Equipa liderada por especialista portuguesa confirma o potencial de um mecanismo de ação muito diferente de outros compostos e medicamentos.
Uma equipa científica liderada pela neurofarmacologista Maria José Diógenes confirmou em experiências com ratinhos o potencial terapêutico de um novo composto químico contra a doença de Alzheimer, forma mais comum de demência que afeta a memória e a linguagem.
“Este composto é totalmente inovador, pois tem um mecanismo de ação completamente diferente de outros compostos e medicamentos estudados para a doença de Alzheimer“, sustentou à Lusa a investigadora do Instituto de Farmacologia e Neurociências da Faculdade de Medicina da Universidade de Lisboa.
Testado em ratinhos que mimetizavam a doença de Alzheimer, o composto de aminoácidos que o grupo de investigação criou em laboratório e designou de TAT-TrkB “preveniu a perda de memória e aprendizagem sem demonstração de efeitos secundários”.
“A nível molecular foi possível observar a ausência de alterações que são usualmente encontradas nos cérebros dos doentes com doença de Alzheimer”, acrescentou Maria José Diógenes, na véspera do Dia Mundial da Pessoa com Doença de Alzheimer, celebrado anualmente em 21 de setembro.
O trabalho, descrito num artigo publicado recentemente na revista da especialidade Molecular Therapy e assinado por uma equipa internacional de cientistas, foi distinguido em 2021 pela Misericórdia de Lisboa com um dos Prémios Santa Casa de Neurociências.
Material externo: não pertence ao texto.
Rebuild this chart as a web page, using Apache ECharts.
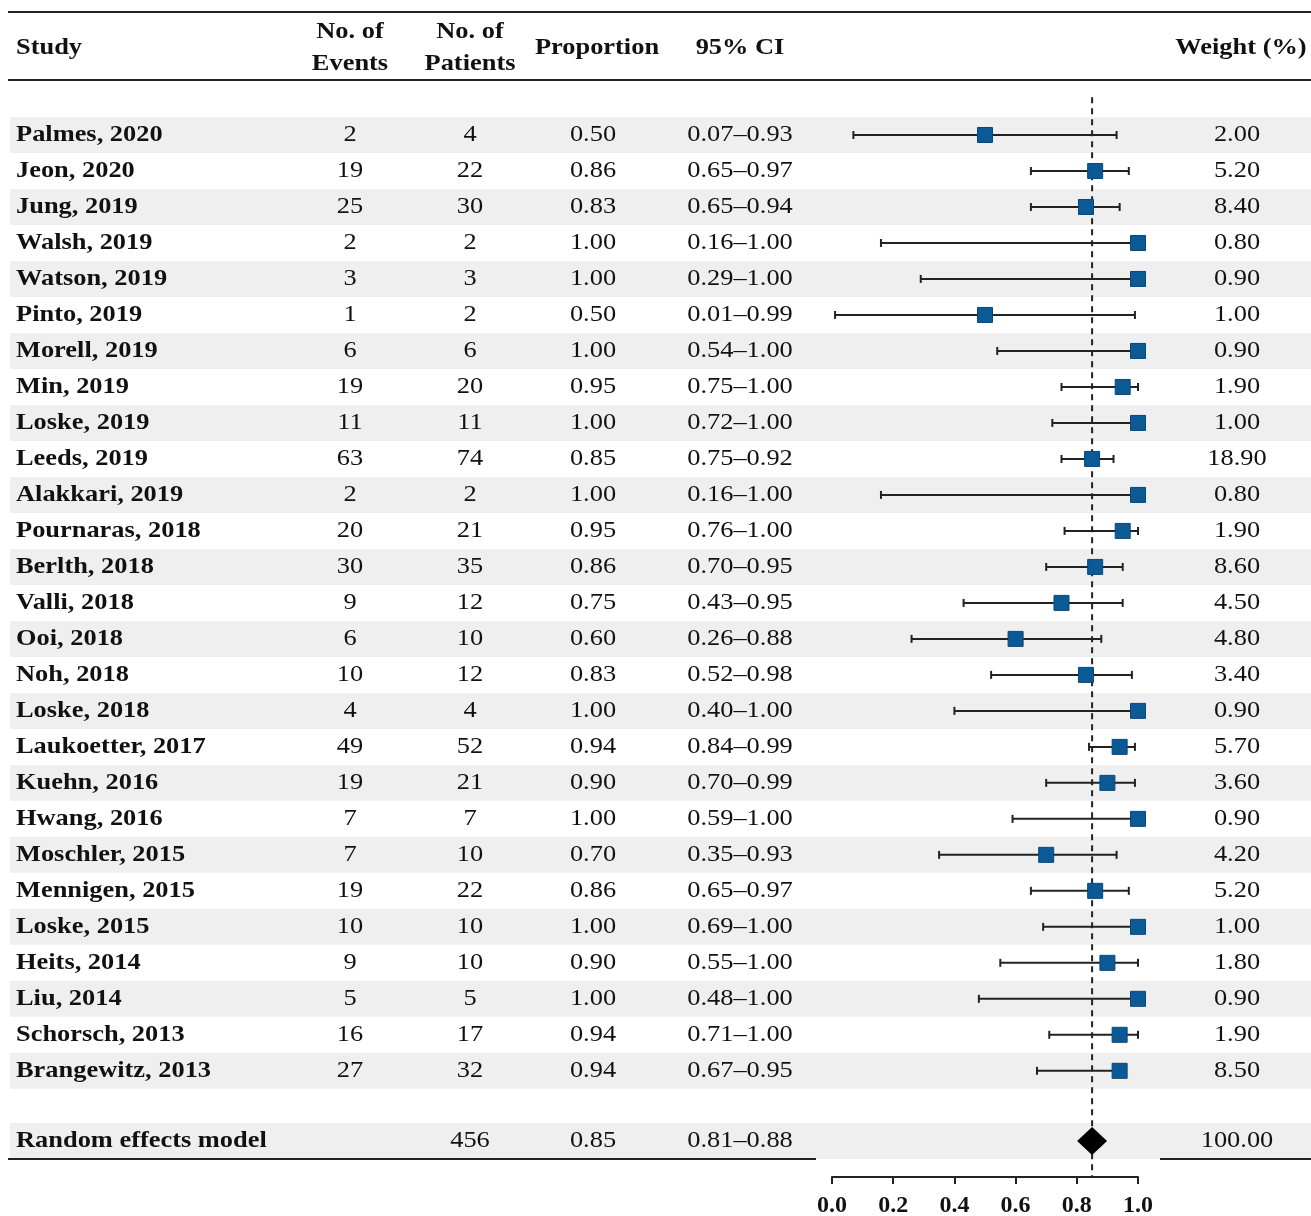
<!DOCTYPE html>
<html><head><meta charset="utf-8">
<script src="https://cdn.jsdelivr.net/npm/echarts@6/dist/echarts.min.js"></script>
<style>html,body{margin:0;padding:0;background:#fff}#main{width:1311px;height:1216px}</style>
</head><body><div id="main"></div>
<script>
const studies = ['Palmes, 2020','Jeon, 2020','Jung, 2019','Walsh, 2019','Watson, 2019','Pinto, 2019','Morell, 2019','Min, 2019','Loske, 2019','Leeds, 2019','Alakkari, 2019','Pournaras, 2018','Berlth, 2018','Valli, 2018','Ooi, 2018','Noh, 2018','Loske, 2018','Laukoetter, 2017','Kuehn, 2016','Hwang, 2016','Moschler, 2015','Mennigen, 2015','Loske, 2015','Heits, 2014','Liu, 2014','Schorsch, 2013','Brangewitz, 2013'];
const events = [2,19,25,2,3,1,6,19,11,63,2,20,30,9,6,10,4,49,19,7,7,19,10,9,5,16,27];
const patients = [4,22,30,2,3,2,6,20,11,74,2,21,35,12,10,12,4,52,21,7,10,22,10,10,5,17,32];
const proportions = [0.50,0.86,0.83,1.00,1.00,0.50,1.00,0.95,1.00,0.85,1.00,0.95,0.86,0.75,0.60,0.83,1.00,0.94,0.90,1.00,0.70,0.86,1.00,0.90,1.00,0.94,0.94];
const ciLower = [0.07,0.65,0.65,0.16,0.29,0.01,0.54,0.75,0.72,0.75,0.16,0.76,0.70,0.43,0.26,0.52,0.40,0.84,0.70,0.59,0.35,0.65,0.69,0.55,0.48,0.71,0.67];
const ciUpper = [0.93,0.97,0.94,1.00,1.00,0.99,1.00,1.00,1.00,0.92,1.00,1.00,0.95,0.95,0.88,0.98,1.00,0.99,0.99,1.00,0.93,0.97,1.00,1.00,1.00,1.00,0.95];
const weights = [2.00,5.20,8.40,0.80,0.90,1.00,0.90,1.90,1.00,18.90,0.80,1.90,8.60,4.50,4.80,3.40,0.90,5.70,3.60,0.90,4.20,5.20,1.00,1.80,0.90,1.90,8.50];
const pooledLabel = 'Random effects model';
const pooledPatients = 456;
const pooledProportion = 0.85;
const pooledLower = 0.81;
const pooledUpper = 0.88;
const pooledWeight = 100;
const xTicks = ['0.0','0.2','0.4','0.6','0.8','1.0'];

const SERIF = '"Liberation Serif","Times New Roman",serif';
const SX = 1.1;
const FS = 24;
const POOLED_ROW = 27.95;
const COL = {study:16, events:350, patients:470, prop:593, ci:740, weight:1237};
const INK = '#111';

function txt(x, y, s, bold, align) {
  return {type:'text', x:x, y:y, scaleX:SX, z2:10,
    style:{text:String(s), fill:INK, fontSize:FS, fontWeight:bold?'bold':'normal', fontFamily:SERIF,
      align:align, verticalAlign:'middle', textAlign:align, textVerticalAlign:'middle'}};
}
function ciText(lo, hi){ return lo.toFixed(2) + '\u2013' + hi.toFixed(2); }

const stripeRows = [];
studies.forEach((s,i)=>{ if(i%2===0) stripeRows.push([0,i]); });
stripeRows.push([0,POOLED_ROW]);

const tableRows = studies.map((s,i)=>[0,i]);
tableRows.push([0,POOLED_ROW]);

const chart = echarts.init(document.getElementById('main'), null, {renderer:'canvas'});
chart.setOption({
  animation:false,
  backgroundColor:'#fff',
  grid:{left:832, width:306, top:81, height:1096, containLabel:false, outerBoundsMode:'none'},
  xAxis:{type:'value', min:0, max:1, interval:0.2,
    axisLine:{show:true, onZero:false, lineStyle:{color:'#222', width:2}},
    axisTick:{show:true, length:7, lineStyle:{color:'#222', width:2}},
    axisLabel:{margin:17, color:INK, fontSize:24, fontWeight:'bold', fontFamily:SERIF,
      formatter:(v)=>xTicks[Math.round(v/0.2)]},
    splitLine:{show:false}},
  yAxis:{type:'value', inverse:true, min:-1.5, max:28.95, show:false},
  graphic:[
    {type:'line', z:100, shape:{x1:8,y1:12,x2:1311,y2:12}, style:{stroke:'#222', lineWidth:2}},
    {type:'line', z:100, shape:{x1:8,y1:80,x2:1311,y2:80}, style:{stroke:'#222', lineWidth:2}},
    {type:'line', z:100, shape:{x1:8,y1:1159,x2:816,y2:1159}, style:{stroke:'#222', lineWidth:2}},
    {type:'line', z:100, shape:{x1:1160,y1:1159,x2:1311,y2:1159}, style:{stroke:'#222', lineWidth:2}},
    Object.assign(txt(COL.study,48,'Study',true,'left'),{z:100}),
    Object.assign(txt(COL.events,32,'No. of',true,'center'),{z:100}),
    Object.assign(txt(COL.events,64,'Events',true,'center'),{z:100}),
    Object.assign(txt(COL.patients,32,'No. of',true,'center'),{z:100}),
    Object.assign(txt(COL.patients,64,'Patients',true,'center'),{z:100}),
    Object.assign(txt(597,48,'Proportion',true,'center'),{z:100}),
    Object.assign(txt(740,48,'95% CI',true,'center'),{z:100}),
    Object.assign(txt(1241,48,'Weight (%)',true,'center'),{z:100})
  ],
  series:[
    {type:'custom', name:'stripes', z:0, clip:false, silent:true, data:stripeRows,
      renderItem:(params, api)=>{
        const c = api.coord([0, api.value(1)]);
        const h = api.size([0,1])[1];
        return {type:'rect', shape:{x:10, y:c[1]-h/2, width:1301, height:h}, style:{fill:'#efefef'}};
      }},
    {type:'custom', name:'table', z:5, clip:false, silent:true, data:tableRows,
      renderItem:(params, api)=>{
        const i = params.dataIndex;
        const y = api.coord([0, api.value(1)])[1];
        if (i < studies.length) {
          return {type:'group', children:[
            txt(COL.study, y, studies[i], true, 'left'),
            txt(COL.events, y, events[i], false, 'center'),
            txt(COL.patients, y, patients[i], false, 'center'),
            txt(COL.prop, y, proportions[i].toFixed(2), false, 'center'),
            txt(COL.ci, y, ciText(ciLower[i], ciUpper[i]), false, 'center'),
            txt(COL.weight, y, weights[i].toFixed(2), false, 'center')
          ]};
        }
        return {type:'group', children:[
          txt(COL.study, y, pooledLabel, true, 'left'),
          txt(COL.patients, y, pooledPatients, false, 'center'),
          txt(COL.prop, y, pooledProportion.toFixed(2), false, 'center'),
          txt(COL.ci, y, ciText(pooledLower, pooledUpper), false, 'center'),
          txt(COL.weight, y, pooledWeight.toFixed(2), false, 'center')
        ]};
      }},
    {type:'line', name:'pooled', z:6, symbol:'none', silent:true,
      data:[[pooledProportion,-1.05],[pooledProportion,28.95]],
      lineStyle:{color:'#222', width:2, type:[6,5]}},
    {type:'custom', name:'ci', z:7, clip:false, silent:true,
      data:studies.map((s,i)=>[ciLower[i], ciUpper[i], i]),
      renderItem:(params, api)=>{
        const a = api.coord([api.value(0), api.value(2)]);
        const b = api.coord([api.value(1), api.value(2)]);
        const st = {stroke:'#222', lineWidth:2};
        return {type:'group', children:[
          {type:'line', shape:{x1:a[0],y1:a[1],x2:b[0],y2:b[1]}, style:st},
          {type:'line', shape:{x1:a[0],y1:a[1]-4,x2:a[0],y2:a[1]+4}, style:st},
          {type:'line', shape:{x1:b[0],y1:b[1]-4,x2:b[0],y2:b[1]+4}, style:st}
        ]};
      }},
    {type:'scatter', name:'studies', z:8, silent:true, symbol:'rect', symbolSize:15,
      data:studies.map((s,i)=>[proportions[i], i]),
      itemStyle:{color:'#0b5a96', borderColor:'#08477a', borderWidth:1, opacity:1}},
    {type:'scatter', name:'summary', z:8, silent:true, symbol:'diamond', symbolSize:[30,28],
      data:[[pooledProportion, POOLED_ROW]],
      itemStyle:{color:'#000', opacity:1}}
  ]
});
</script>
</body></html>
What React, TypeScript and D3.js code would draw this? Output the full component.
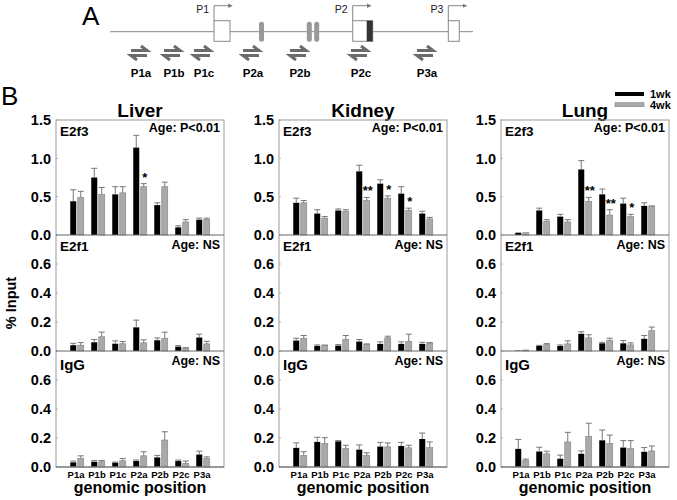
import React from "react";
import * as d3 from "d3";

const categories = ["P1a", "P1b", "P1c", "P2a", "P2b", "P2c", "P3a"];
const tissues = ["Liver", "Kidney", "Lung"];
const factors = ["E2f3", "E2f1", "IgG"];
const ageLabels = ["Age: P<0.01", "Age: NS", "Age: NS"];
const seriesNames = ["1wk", "4wk"];
const e2f3Ticks = [0, 0.5, 1.0, 1.5];
const smallTicks = [0, 0.2, 0.4, 0.6];

// Liver
const liverE2f3_1wk = [0.44, 0.75, 0.53, 1.14, 0.39, 0.1, 0.2];
const liverE2f3_1wkErr = [0.15, 0.12, 0.1, 0.16, 0.03, 0.02, 0.02];
const liverE2f3_4wk = [0.49, 0.53, 0.55, 0.63, 0.63, 0.17, 0.2];
const liverE2f3_4wkErr = [0.08, 0.09, 0.08, 0.04, 0.06, 0.03, 0.02];
const liverE2f1_1wk = [0.04, 0.06, 0.05, 0.163, 0.074, 0.03, 0.093];
const liverE2f1_1wkErr = [0.013, 0.02, 0.02, 0.05, 0.016, 0.007, 0.023];
const liverE2f1_4wk = [0.04, 0.098, 0.05, 0.056, 0.088, 0.016, 0.049];
const liverE2f1_4wkErr = [0.018, 0.032, 0.015, 0.021, 0.042, 0.007, 0.018];
const liverIgG_1wk = [0.032, 0.036, 0.03, 0.041, 0.066, 0.041, 0.086];
const liverIgG_1wkErr = [0.009, 0.009, 0.004, 0.007, 0.014, 0.007, 0.023];
const liverIgG_4wk = [0.059, 0.036, 0.043, 0.077, 0.186, 0.025, 0.059];
const liverIgG_4wkErr = [0.018, 0.009, 0.016, 0.028, 0.057, 0.016, 0.011];

// Kidney
const kidneyE2f3_1wk = [0.42, 0.28, 0.32, 0.83, 0.67, 0.54, 0.28];
const kidneyE2f3_1wkErr = [0.06, 0.05, 0.02, 0.08, 0.05, 0.09, 0.03];
const kidneyE2f3_4wk = [0.42, 0.22, 0.31, 0.45, 0.48, 0.32, 0.21];
const kidneyE2f3_4wkErr = [0.03, 0.02, 0.02, 0.04, 0.03, 0.03, 0.02];
const kidneyE2f1_1wk = [0.072, 0.035, 0.037, 0.065, 0.049, 0.049, 0.049];
const kidneyE2f1_1wkErr = [0.016, 0.007, 0.007, 0.014, 0.014, 0.014, 0.011];
const kidneyE2f1_4wk = [0.088, 0.037, 0.081, 0.044, 0.091, 0.067, 0.051];
const kidneyE2f1_4wkErr = [0.019, 0.004, 0.026, 0.005, 0.011, 0.049, 0.007];
const kidneyIgG_1wk = [0.132, 0.173, 0.177, 0.12, 0.141, 0.145, 0.193];
const kidneyIgG_1wkErr = [0.034, 0.032, 0.005, 0.032, 0.029, 0.025, 0.041];
const kidneyIgG_4wk = [0.08, 0.161, 0.127, 0.08, 0.139, 0.132, 0.134];
const kidneyIgG_4wkErr = [0.025, 0.041, 0.023, 0.018, 0.027, 0.018, 0.039];

// Lung
const lungE2f3_1wk = [0.03, 0.32, 0.24, 0.855, 0.53, 0.41, 0.38];
const lungE2f3_1wkErr = [0.0, 0.03, 0.03, 0.115, 0.07, 0.07, 0.04];
const lungE2f3_4wk = [0.03, 0.18, 0.17, 0.44, 0.26, 0.24, 0.37];
const lungE2f3_4wkErr = [0.0, 0.02, 0.03, 0.05, 0.07, 0.03, 0.01];
const lungE2f1_1wk = [0.003, 0.035, 0.035, 0.119, 0.053, 0.053, 0.084];
const lungE2f1_1wkErr = [0.0, 0.004, 0.007, 0.014, 0.007, 0.019, 0.023];
const lungE2f1_4wk = [0.007, 0.044, 0.049, 0.091, 0.074, 0.042, 0.14];
const lungE2f1_4wkErr = [0.0, 0.007, 0.021, 0.021, 0.014, 0.014, 0.025];
const lungIgG_1wk = [0.125, 0.107, 0.057, 0.091, 0.184, 0.134, 0.105];
const lungIgG_1wkErr = [0.065, 0.029, 0.025, 0.02, 0.071, 0.048, 0.029];
const lungIgG_4wk = [0.045, 0.091, 0.173, 0.211, 0.161, 0.127, 0.111];
const lungIgG_4wkErr = [0.01, 0.018, 0.066, 0.091, 0.059, 0.055, 0.034];

// significance marks on 4wk E2f3 bars
const liverStars = ["", "", "", "*", "", "", ""];
const kidneyStars = ["", "", "", "**", "*", "*", ""];
const lungStars = ["", "", "", "**", "**", "*", ""];

// Diagram (panel A)
const primerNames = ["P1a", "P1b", "P1c", "P2a", "P2b", "P2c", "P3a"];
const primerPos = [139, 172, 202, 251, 298, 359, 425];
const promoterNames = ["P1", "P2", "P3"];
const promoterPos = [214, 352.7, 448.3];

const panelData = [
  [
    [liverE2f3_1wk, liverE2f3_1wkErr, liverE2f3_4wk, liverE2f3_4wkErr, liverStars],
    [liverE2f1_1wk, liverE2f1_1wkErr, liverE2f1_4wk, liverE2f1_4wkErr, null],
    [liverIgG_1wk, liverIgG_1wkErr, liverIgG_4wk, liverIgG_4wkErr, null],
  ],
  [
    [kidneyE2f3_1wk, kidneyE2f3_1wkErr, kidneyE2f3_4wk, kidneyE2f3_4wkErr, kidneyStars],
    [kidneyE2f1_1wk, kidneyE2f1_1wkErr, kidneyE2f1_4wk, kidneyE2f1_4wkErr, null],
    [kidneyIgG_1wk, kidneyIgG_1wkErr, kidneyIgG_4wk, kidneyIgG_4wkErr, null],
  ],
  [
    [lungE2f3_1wk, lungE2f3_1wkErr, lungE2f3_4wk, lungE2f3_4wkErr, lungStars],
    [lungE2f1_1wk, lungE2f1_1wkErr, lungE2f1_4wk, lungE2f1_4wkErr, null],
    [lungIgG_1wk, lungIgG_1wkErr, lungIgG_4wk, lungIgG_4wkErr, null],
  ],
];

const FONT = "'Liberation Sans', Arial, sans-serif";
const panelX = [56, 279, 501];
const panelW = 168;
const rows = [
  { top: 120, bottom: 235, max: 1.5, ticks: e2f3Ticks },
  { top: 235, bottom: 351, max: 0.8, ticks: smallTicks },
  { top: 351, bottom: 467, max: 0.8, ticks: smallTicks },
];
const BLACK = "#000";
const GRAY = "#a9a9a9";
const FRAME = "#9a9a9a";
const ERR = "#777";

function Primer({ x }: { x: number }) {
  const y = 53;
  return (
    <g stroke="#6b6b6b" strokeWidth={3} fill="none" strokeLinecap="butt">
      <path d={`M${x - 8},${y - 2.5} L${x + 8},${y - 2.5} L${x + 2},${y - 7}`} />
      <path d={`M${x + 8},${y + 2.5} L${x - 8},${y + 2.5} L${x - 2},${y + 7}`} />
    </g>
  );
}

function Panel({ ti }: { ti: number }) {
  const x0 = panelX[ti];
  const xb = d3
    .scaleBand<string>()
    .domain(categories)
    .range([x0, x0 + panelW])
    .paddingInner(0)
    .paddingOuter(0.5);
  const bw = 6;
  const gap = 0.75;
  return (
    <g>
      <text x={x0 + panelW / 2} y={116.5} textAnchor="middle" fontSize={19} fontWeight="bold" fontFamily={FONT}>
        {tissues[ti]}
      </text>
      {rows.map((r, ri) => {
        const y = d3.scaleLinear().domain([0, r.max]).range([r.bottom, r.top]);
        const [v1, e1, v4, e4, stars] = panelData[ti][ri] as any;
        return (
          <g key={ri}>
            {r.ticks.map((t) => (
              <g key={t}>
                <line x1={x0} x2={x0 + 2} y1={y(t)} y2={y(t)} stroke="#bbb" />
                <text
                  x={x0 - 5}
                  y={y(t)}
                  dy="0.36em"
                  textAnchor="end"
                  fontSize={14.5}
                  fontWeight="bold"
                  fontFamily={FONT}
                >
                  {d3.format(".1f")(t)}
                </text>
              </g>
            ))}
            {categories.map((c, i) => {
              const cx = (xb(c) as number) + xb.bandwidth() / 2;
              const xa = cx - gap - bw;
              const xg = cx + gap;
              return (
                <g key={c}>
                  <rect x={xa} y={y(v1[i])} width={bw} height={r.bottom - y(v1[i])} fill={BLACK} />
                  <rect
                    x={xg}
                    y={y(v4[i])}
                    width={bw}
                    height={r.bottom - y(v4[i])}
                    fill={GRAY}
                    stroke="#808080"
                    strokeWidth={0.6}
                  />
                  {e1[i] > 0 && (
                    <g stroke={ERR} strokeWidth={1}>
                      <line x1={xa + bw / 2} x2={xa + bw / 2} y1={y(v1[i])} y2={y(v1[i] + e1[i])} />
                      <line x1={xa + bw / 2 - 3} x2={xa + bw / 2 + 3} y1={y(v1[i] + e1[i])} y2={y(v1[i] + e1[i])} />
                    </g>
                  )}
                  {e4[i] > 0 && (
                    <g stroke={ERR} strokeWidth={1}>
                      <line x1={xg + bw / 2} x2={xg + bw / 2} y1={y(v4[i])} y2={y(v4[i] + e4[i])} />
                      <line x1={xg + bw / 2 - 3} x2={xg + bw / 2 + 3} y1={y(v4[i] + e4[i])} y2={y(v4[i] + e4[i])} />
                    </g>
                  )}
                  {stars && stars[i] && (
                    <text
                      x={xg + bw / 2 + 1}
                      y={y(v4[i] + e4[i]) - 2}
                      textAnchor="middle"
                      fontSize={13}
                      fontWeight="bold"
                      fontFamily={FONT}
                    >
                      {stars[i]}
                    </text>
                  )}
                </g>
              );
            })}
            <text
              x={x0 + 4}
              y={r.top + (ri === 2 ? 19 : 16)}
              fontSize={ri === 2 ? 15 : 13.5}
              fontWeight="bold"
              fontFamily={FONT}
            >
              {factors[ri]}
            </text>
            <text
              x={x0 + panelW - 4}
              y={r.top + (ri === 0 ? 11.5 : 13.5)}
              textAnchor="end"
              fontSize={12.5}
              fontWeight="bold"
              fontFamily={FONT}
            >
              {ageLabels[ri]}
            </text>
          </g>
        );
      })}
      <rect x={x0} y={rows[0].top} width={panelW} height={rows[2].bottom - rows[0].top} fill="none" stroke={FRAME} />
      <line x1={x0} x2={x0 + panelW} y1={rows[1].top} y2={rows[1].top} stroke="#666" />
      <line x1={x0} x2={x0 + panelW} y1={rows[2].top} y2={rows[2].top} stroke="#666" />
      <line x1={x0} x2={x0 + panelW} y1={rows[2].bottom} y2={rows[2].bottom} stroke="#666" />
      {categories.map((c) => (
        <text
          key={c}
          x={(xb(c) as number) + xb.bandwidth() / 2 - 1}
          y={478}
          textAnchor="middle"
          fontSize={9.5}
          fontWeight="bold"
          fontFamily={FONT}
        >
          {c}
        </text>
      ))}
      <text x={x0 + panelW / 2} y={493} textAnchor="middle" fontSize={16} fontWeight="bold" fontFamily={FONT}>
        genomic position
      </text>
    </g>
  );
}

export default function App() {
  return (
    <svg width={677} height={500} style={{ position: "absolute", left: 0, top: 0, background: "#fff" }}>
      <rect width={677} height={500} fill="#fff" />
      <defs>
        <marker id="ah" viewBox="0 0 6 6" refX="5" refY="3" markerWidth="5" markerHeight="5" orient="auto">
          <path d="M0,0 L6,3 L0,6 z" fill="#777" />
        </marker>
      </defs>
      {/* Panel A */}
      <text x={82} y={25} fontSize={26} fontFamily={FONT}>A</text>
      <line x1={110} x2={473} y1={31.7} y2={31.7} stroke="#888" strokeWidth={1} />
      <rect x={214} y={20.7} width={16} height={20.6} fill="#fff" stroke="#888" />
      <rect x={352.7} y={20.7} width={20} height={20.6} fill="#fff" stroke="#888" />
      <rect x={366.7} y={20.7} width={6} height={20.6} fill="#333" />
      <rect x={448.3} y={20.7} width={11} height={20.6} fill="#fff" stroke="#888" />
      <rect x={259} y={21.7} width={5} height={20} rx={2.5} fill="#999" />
      <rect x={306.8} y={21.7} width={5} height={20} rx={2.5} fill="#999" />
      <rect x={314.2} y={21.7} width={5} height={20} rx={2.5} fill="#999" />
      {promoterPos.map((px, i) => (
        <g key={i}>
          <path
            d={`M${px},20.7 L${px},5.7 L${px + 18},5.7`}
            fill="none"
            stroke="#777"
            strokeWidth={0.9}
            markerEnd="url(#ah)"
          />
          <text x={px - 5} y={12.5} textAnchor="end" fontSize={10.5} fontFamily={FONT} fill="#222">
            {promoterNames[i]}
          </text>
        </g>
      ))}
      {primerPos.map((px, i) => (
        <g key={i}>
          <Primer x={px} />
          <text x={px + 2} y={76.5} textAnchor="middle" fontSize={11.5} fontWeight="bold" fontFamily={FONT}>
            {primerNames[i]}
          </text>
        </g>
      ))}
      {/* Panel B */}
      <text x={1} y={105} fontSize={26} fontFamily={FONT}>B</text>
      <text
        transform="translate(16,303) rotate(-90)"
        textAnchor="middle"
        fontSize={14.5}
        fontWeight="bold"
        fontFamily={FONT}
      >
        % Input
      </text>
      {tissues.map((t, ti) => (
        <Panel key={t} ti={ti} />
      ))}
      {/* Legend */}
      <rect x={615} y={92} width={29} height={4} fill={BLACK} />
      <rect x={615} y={102.7} width={29} height={4} fill={GRAY} stroke="#808080" strokeWidth={0.6} />
      <text x={650} y={97.5} fontSize={11} fontWeight="bold" fontFamily={FONT}>{seriesNames[0]}</text>
      <text x={650} y={108.7} fontSize={11} fontWeight="bold" fontFamily={FONT}>{seriesNames[1]}</text>
    </svg>
  );
}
Na altura, em declarações à Lusa, a investigadora e professora Maria José Diógenes referiu que se propunha “confirmar o potencial terapêutico de um composto” criado por uma vasta equipa de investigação num estudo anterior.
O composto foi concebido “para proteger os efeitos neuroprotetores de uma molécula muito importante para o cérebro, a BDNF”, que “é crucial para os processos de memória e aprendizagem” e cuja função “está diminuída” nos doentes de Alzheimer porque “o local onde a molécula se liga para exercer o seu efeito está destruído”.
“Ao longo de muitas décadas investigadores de todo o mundo dedicaram-se a estudar formas de aumentar a BDNF, contudo não se dedicaram a estudar a fechadura, o recetor”, afirmou agora à Lusa a neurofarmacologista, sublinhando que o novo composto, TAT-TrkB, “impede a clivagem” do recetor da molécula, designado de ‘TrkB-FL’.
“Para a BDNF exercer os seus efeitos é necessário que ative o recetor TrkB-FL, é como se a BDNF fosse uma chave e o recetor a fechadura. Para que a chave consiga abrir a porta é necessário que a fechadura esteja intacta”, ilustrou.
Na doença de Alzheimer, a fechadura, o recetor ‘TRKB-FL’, está partida e “a quebra do recetor origina dois fragmentos”, sendo que “um deles tem a capacidade de por si só promover a alteração da memória e de alterar o funcionamento dos genes”, explicou a investigadora, cuja equipa analisou anteriormente amostras “colhidas em autópsias de cérebros de doentes de Alzheimer” e fez estudos em neurónios (células do sistema nervoso) e em modelos animais.
Na sequência desse trabalho, a equipa testou a eficácia e a toxicidade do composto em culturas de células, fatias de cérebro e terminais sinápticos de roedores mortos e em roedores vivos que mimetizavam a doença de Alzheimer (‘versus’ animais saudáveis).
Para perceberem as diferenças, os cientistas administraram tanto a ratinhos “doentes” como a ratinhos saudáveis um placebo.
A equipa de Maria José Diógenes verificou que, quando administrado a roedores que reproduziam a doença de Alzheimer, o novo composto químico “recupera as ações” da molécula BDNF no cérebro, “por prevenir a clivagem do recetor TrkB-FL”, e “impede a formação de um fragmento tóxico que tem potencial para propagar a doença”.
Além disso, a nova substância “diminui os níveis de Tau hiperfosforilada, um péptido [composto de aminoácidos] que se acumula no cérebro dos doentes de Alzheimer e que se julga ser uma das causas da doença”, e “impede a perda de espinhas dendríticas, estruturas que permitem que os neurónios comuniquem uns com os outros e essenciais para a formação de memória”.
Ações que, de acordo com a investigadora, “resultam na melhoria da memória e aprendizagem de ratinhos modelo da doença de Alzheimer de forma muito robusta sem aparecimento de efeitos secundários”.
Até o novo composto ser testado em humanos, Maria José Diógenes e restante equipa vão “trabalhar no aperfeiçoamento das vias e formas de administração” da substância.
“Estamos também a estudar outros compostos com uma estrutura química diferente para aumentar ao máximo a probabilidade de conseguirmos fazer chegar um composto com este mecanismo de ação a ensaios clínicos”, adiantou à Lusa.